"""

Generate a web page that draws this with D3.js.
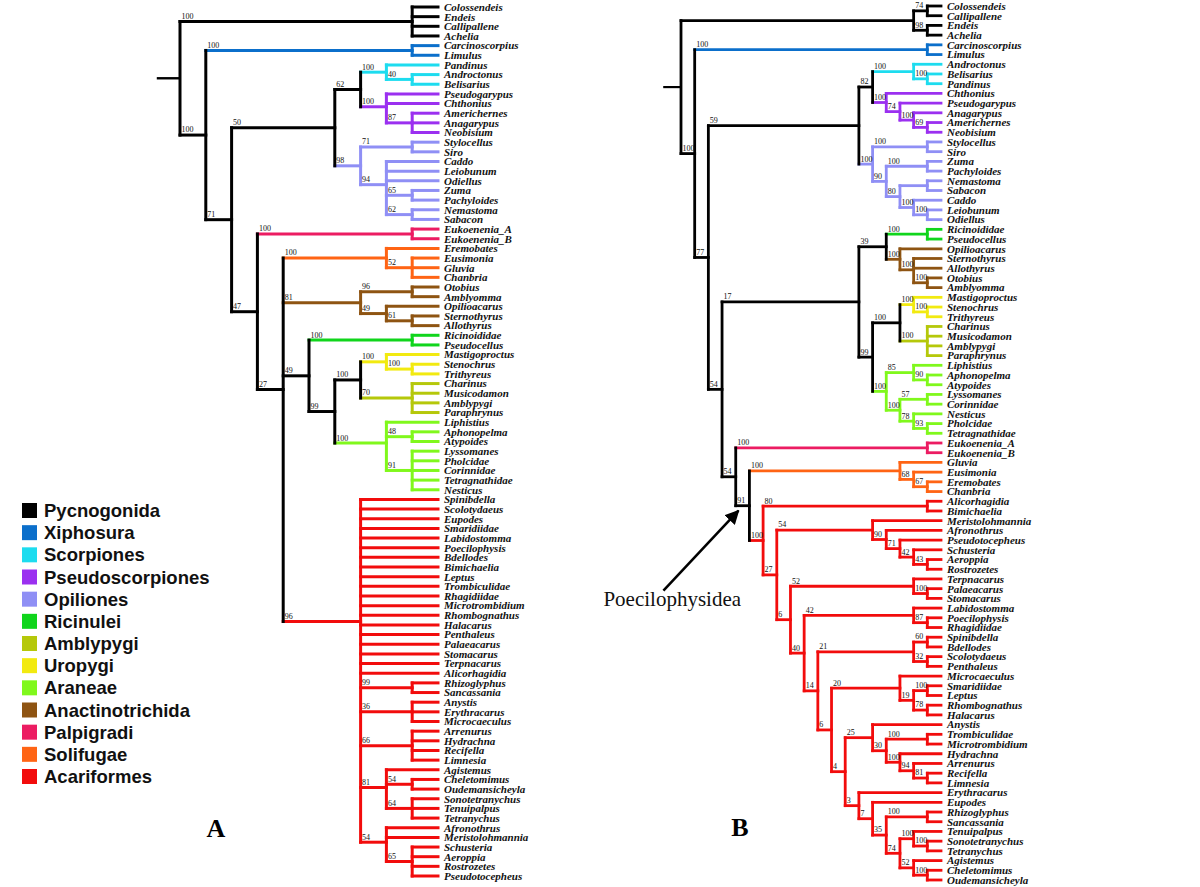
<!DOCTYPE html>
<html>
<head>
<meta charset="utf-8">
<script src="https://cdn.jsdelivr.net/npm/d3@7"></script>
<style>
  html, body { margin: 0; padding: 0; background: #fff; }
  svg { display: block; }
</style>
</head>
<body>
<svg id="chart" width="1200" height="887"></svg>
<script>
// ---------------- DATA ----------------
const groupNames = ["Pycnogonida","Xiphosura","Scorpiones","Pseudoscorpiones","Opiliones","Ricinulei",
  "Amblypygi","Uropygi","Araneae","Anactinotrichida","Palpigradi","Solifugae","Acariformes"];
const groupColors = ["#000000","#0b6fcb","#1ddcef","#9b30f0","#8f8ff5","#10d51c",
  "#b5c80a","#f2ea10","#80f81c","#8e5412","#ec1c62","#ff6414","#f20c0c"];

const pycnogonida = ["Colossendeis","Endeis","Callipallene","Achelia"];
const xiphosura = ["Carcinoscorpius","Limulus"];
const scorpiones = ["Pandinus","Androctonus","Belisarius"];
const pseudoscorpiones = ["Pseudogarypus","Chthonius","Americhernes","Anagarypus","Neobisium"];
const opiliones = ["Stylocellus","Siro","Caddo","Leiobunum","Odiellus","Zuma","Pachyloides","Nemastoma","Sabacon"];
const ricinulei = ["Ricinoididae","Pseudocellus"];
const amblypygi = ["Charinus","Musicodamon","Amblypygi","Paraphrynus"];
const uropygi = ["Mastigoproctus","Stenochrus","Trithyreus"];
const araneae = ["Liphistius","Aphonopelma","Atypoides","Lyssomanes","Pholcidae","Corinnidae","Tetragnathidae","Nesticus"];
const anactinotrichida = ["Otobius","Amblyomma","Opilioacarus","Sternothyrus","Allothyrus"];
const palpigradi = ["Eukoenenia_A","Eukoenenia_B"];
const solifugae = ["Eremobates","Eusimonia","Gluvia","Chanbria"];
const acariformes = ["Spinibdella","Scolotydaeus","Eupodes","Smaridiidae","Labidostomma","Poecilophysis","Bdellodes",
  "Bimichaelia","Leptus","Trombiculidae","Rhagidiidae","Microtrombidium","Rhombognathus","Halacarus","Penthaleus",
  "Palaeacarus","Stomacarus","Terpnacarus","Alicorhagidia","Rhizoglyphus","Sancassania","Anystis","Erythracarus",
  "Microcaeculus","Arrenurus","Hydrachna","Recifella","Limnesia","Agistemus","Cheletomimus","Oudemansicheyla",
  "Sonotetranychus","Tenuipalpus","Tetranychus","Afronothrus","Meristolohmannia","Schusteria","Aeroppia",
  "Rostrozetes","Pseudotocepheus"];
const groupTaxa = [pycnogonida, xiphosura, scorpiones, pseudoscorpiones, opiliones, ricinulei,
  amblypygi, uropygi, araneae, anactinotrichida, palpigradi, solifugae, acariformes];

// Tree A pieces (Newick topology with bootstrap supports)
const aPyc = "(Colossendeis,Endeis,Callipallene,Achelia)100";
const aN62 = "((Pandinus,(Androctonus,Belisarius)40)100,(Pseudogarypus,Chthonius,(Americhernes,Anagarypus,Neobisium)87)100)62";
const aN98 = "((Stylocellus,Siro)71,(Caddo,Leiobunum,Odiellus,(Zuma,Pachyloides)65,(Nemastoma,Sabacon)62)94)98";
const aN50 = `(${aN62},${aN98})50`;
const aSol = "(Eremobates,(Eusimonia,Gluvia,Chanbria)52)100";
const aAna = "((Otobius,Amblyomma)96,(Opilioacarus,(Sternothyrus,Allothyrus)61)49)81";
const aN49 = "((Ricinoididae,Pseudocellus)100,(((Mastigoproctus,(Stenochrus,Trithyreus)100)100,(Charinus,Musicodamon,Amblypygi,Paraphrynus)70)100,(Liphistius,(Aphonopelma,Atypoides)48,(Lyssomanes,Pholcidae,Corinnidae,Tetragnathidae,Nesticus)91)100)99)49";
const aAcari = "(Spinibdella,Scolotydaeus,Eupodes,Smaridiidae,Labidostomma,Poecilophysis,Bdellodes,Bimichaelia,Leptus,Trombiculidae,Rhagidiidae,Microtrombidium,Rhombognathus,Halacarus,Penthaleus,Palaeacarus,Stomacarus,Terpnacarus,Alicorhagidia,(Rhizoglyphus,Sancassania)99,(Anystis,Erythracarus,Microcaeculus)36,(Arrenurus,Hydrachna,Recifella,Limnesia)66,(Agistemus,(Cheletomimus,Oudemansicheyla)54,(Sonotetranychus,Tenuipalpus,Tetranychus)64)81,(Afronothrus,Meristolohmannia,(Schusteria,Aeroppia,Rostrozetes,Pseudotocepheus)65)54)96";
const aN27 = `(${aSol},${aAna},${aN49},${aAcari})27`;
const aN47 = `((Eukoenenia_A,Eukoenenia_B)100,${aN27})47`;
const aN71 = `(${aN50},${aN47})71`;
const treeA = `(${aPyc},((Carcinoscorpius,Limulus)100,${aN71})100)`;

// Tree B pieces
const bPyc = "((Colossendeis,Callipallene)74,(Endeis,Achelia)98)";
const bN82 = "((Androctonus,(Belisarius,Pandinus)100)100,(Chthonius,(Pseudogarypus,(Anagarypus,(Americhernes,Neobisium)69)100)74)100)82";
const bOpil = "((Stylocellus,Siro)100,((Zuma,Pachyloides)100,((Nemastoma,Sabacon),(Caddo,(Leiobunum,Odiellus)100)100)80)90)100";
const bN39 = "((Ricinoididae,Pseudocellus)100,(Opilioacarus,(Sternothyrus,Allothyrus,(Otobius,Amblyomma)100)100)100)39";
const bN99 = "(((Mastigoproctus,(Stenochrus,Trithyreus)100)100,(Charinus,Musicodamon,Amblypygi,Paraphrynus)100)100,((Liphistius,(Aphonopelma,Atypoides)90)85,((Lyssomanes,Corinnidae)57,(Nesticus,(Pholcidae,Tetragnathidae)93)78)100)100)99";
const bN3 = "(Erythracarus,(Eupodes,((Rhizoglyphus,Sancassania)100,((Tenuipalpus,(Sonotetranychus,Tetranychus)100)100,(Agistemus,(Cheletomimus,Oudemansicheyla)100)52)74)35)7)3";
const bN4 = `((Anystis,((Trombiculidae,Microtrombidium)100,(Hydrachna,(Arrenurus,(Recifella,Limnesia)81)94)100)30)25,${bN3})4`;
const bN6b = `((Microcaeculus,((Smaridiidae,Leptus)100,(Rhombognathus,Halacarus)78)19)20,${bN4})6`;
const bN14 = `(((Spinibdella,Bdellodes)60,(Scolotydaeus,Penthaleus)32)21,${bN6b})14`;
const bN40 = `((Labidostomma,(Poecilophysis,Rhagidiidae)87)42,${bN14})40`;
const bN6a = `((Terpnacarus,(Palaeacarus,Stomacarus)100)52,${bN40})6`;
const bN27 = `((Meristolohmannia,(Afronothrus,(Pseudotocepheus,(Schusteria,(Aeroppia,Rostrozetes)43)42)71)90)54,${bN6a})27`;
const bAcari = `((Alicorhagidia,Bimichaelia)80,${bN27})100`;
const bN91 = `((Gluvia,(Eusimonia,(Eremobates,Chanbria)67)68)100,${bAcari})91`;
const bN54b = `((Eukoenenia_A,Eukoenenia_B)100,${bN91})54`;
const bN17 = `(${bN39},${bN99})17`;
const bN54 = `(${bN17},${bN54b})54`;
const bN59 = `(${bN82},${bOpil})59`;
const bN77 = `(${bN59},${bN54})77`;
const treeB = `(${bPyc},((Carcinoscorpius,Limulus)100,${bN77})100)`;

const panelLabels = ["A","B"];
const annotationText = "Poecilophysidea";

// ---------------- HELPERS ----------------
function parseNewick(str) {
  const s = str.replace(/\s+/g, "").replace(/;$/, "");
  let i = 0;
  function node() {
    const n = {};
    if (s[i] === "(") {
      i++;
      n.children = [];
      do { n.children.push(node()); } while (s[i++] === ",");
    }
    let tok = "";
    while (i < s.length && !",)".includes(s[i])) tok += s[i++];
    if (n.children) n.support = tok; else n.name = tok;
    return n;
  }
  return node();
}

const leafGroup = new Map();
groupTaxa.forEach((arr, gi) => arr.forEach(t => leafGroup.set(t, gi)));

const svg = d3.select("#chart");

function drawTree(newick, opt) {
  const root = d3.hierarchy(parseNewick(newick));
  d3.cluster().nodeSize([1, 1]).separation(() => 1)(root);
  const leaves = root.leaves();
  const yScale = d3.scaleLinear().domain(d3.extent(leaves, d => d.x)).range(opt.yRange);
  const xScale = d3.scaleLinear().domain([0, root.height]).range(opt.xRange);

  // colour per node: group colour if all its leaves share a group, else black
  root.eachAfter(n => {
    if (!n.children) n.group = leafGroup.get(n.data.name);
    else {
      const g = n.children[0].group;
      n.group = n.children.every(c => c.group === g) ? g : -1;
    }
    n.color = n.group >= 0 ? groupColors[n.group] : "#000";
  });
  root.each(n => { n.px = xScale(n.y); n.py = yScale(n.x); });

  const g = svg.append("g");
  const sw = opt.strokeWidth;

  // horizontal branches
  g.selectAll("line.h").data(root.descendants().filter(n => n.parent))
    .join("line")
    .attr("x1", d => d.parent.px).attr("x2", d => d.px)
    .attr("y1", d => d.py).attr("y2", d => d.py)
    .attr("stroke", d => d.color).attr("stroke-width", sw)
    .attr("stroke-linecap", "square");

  // vertical connectors
  g.selectAll("line.v").data(root.descendants().filter(n => n.children))
    .join("line")
    .attr("x1", d => d.px).attr("x2", d => d.px)
    .attr("y1", d => d.children[0].py)
    .attr("y2", d => d.children[d.children.length - 1].py)
    .attr("stroke", d => d.color).attr("stroke-width", sw)
    .attr("stroke-linecap", "square");

  // root stub
  g.append("line")
    .attr("x1", xScale(opt.stub)).attr("x2", root.px)
    .attr("y1", root.py).attr("y2", root.py)
    .attr("stroke", "#000").attr("stroke-width", sw - 0.6);

  // support values
  g.selectAll("text.s").data(root.descendants().filter(n => n.parent && n.children && n.data.support))
    .join("text")
    .attr("x", d => d.parent.px + 1.5)
    .attr("y", d => d.py - 2.6)
    .attr("font-family", "'Liberation Serif', 'Times New Roman', serif")
    .attr("font-size", 8)
    .attr("fill", "#111")
    .text(d => d.data.support);

  // leaf names
  g.selectAll("text.l").data(leaves)
    .join("text")
    .attr("x", d => d.px + 6)
    .attr("y", d => d.py)
    .attr("dy", "0.35em")
    .attr("font-family", "'Liberation Serif', 'Times New Roman', serif")
    .attr("font-weight", "bold")
    .attr("font-style", "italic")
    .attr("font-size", 11)
    .attr("fill", "#111")
    .text(d => d.data.name);

  return root;
}

const rootA = drawTree(treeA, { xRange: [180, 438], yRange: [7, 876], stub: -0.9, strokeWidth: 3 });
const rootB = drawTree(treeB, { xRange: [681, 941], yRange: [6, 880], stub: -1.3, strokeWidth: 2.8 });

// ---------------- LEGEND ----------------
const legendY = d3.scaleLinear().domain([0, groupNames.length - 1]).range([510.5, 776.5]);
const leg = svg.append("g");
leg.selectAll("rect").data(groupNames).join("rect")
  .attr("x", 22).attr("y", (d, i) => legendY(i) - 7.5)
  .attr("width", 15).attr("height", 15)
  .attr("fill", (d, i) => groupColors[i]);
leg.selectAll("text").data(groupNames).join("text")
  .attr("x", 44).attr("y", (d, i) => legendY(i))
  .attr("dy", "0.36em")
  .attr("font-family", "'Liberation Sans', Arial, sans-serif")
  .attr("font-weight", "bold")
  .attr("font-size", 18.5)
  .attr("fill", "#111")
  .text(d => d);

// ---------------- PANEL LABELS ----------------
svg.append("text").attr("x", 216).attr("y", 837).attr("text-anchor", "middle")
  .attr("font-family", "'Liberation Serif', 'Times New Roman', serif")
  .attr("font-weight", "bold").attr("font-size", 26).text(panelLabels[0]);
svg.append("text").attr("x", 740).attr("y", 836).attr("text-anchor", "middle")
  .attr("font-family", "'Liberation Serif', 'Times New Roman', serif")
  .attr("font-weight", "bold").attr("font-size", 26).text(panelLabels[1]);

// ---------------- ANNOTATION (arrow to Poecilophysidea node) ----------------
const n91 = rootB.descendants().find(n => n.data.support === "91");
const tip = [n91.px - 11, n91.py + 5];
const tail = [n91.px - 86, n91.py + 85];
const defs = svg.append("defs");
defs.append("marker").attr("id", "arrowhead")
  .attr("viewBox", "0 0 10 10").attr("refX", 9).attr("refY", 5)
  .attr("markerWidth", 5.5).attr("markerHeight", 5.5)
  .attr("orient", "auto")
  .append("path").attr("d", "M0,0 L10,5 L0,10 Z").attr("fill", "#000");
svg.append("line")
  .attr("x1", tail[0]).attr("y1", tail[1]).attr("x2", tip[0]).attr("y2", tip[1])
  .attr("stroke", "#000").attr("stroke-width", 2.6)
  .attr("marker-end", "url(#arrowhead)");
svg.append("text")
  .attr("x", n91.px - 146).attr("y", n91.py + 100)
  .attr("font-family", "'Liberation Serif', 'Times New Roman', serif")
  .attr("font-size", 21).attr("fill", "#111")
  .text(annotationText);
</script>
</body>
</html>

"""

* **WRITTEN INSTRUCTION**: Among the lines of the material, find those that hold the word "with" and copy them.

* **REPLY TO THE EXERCISE**:
Generate a web page that draws this with D3.js.
// Tree A pieces (Newick topology with bootstrap supports)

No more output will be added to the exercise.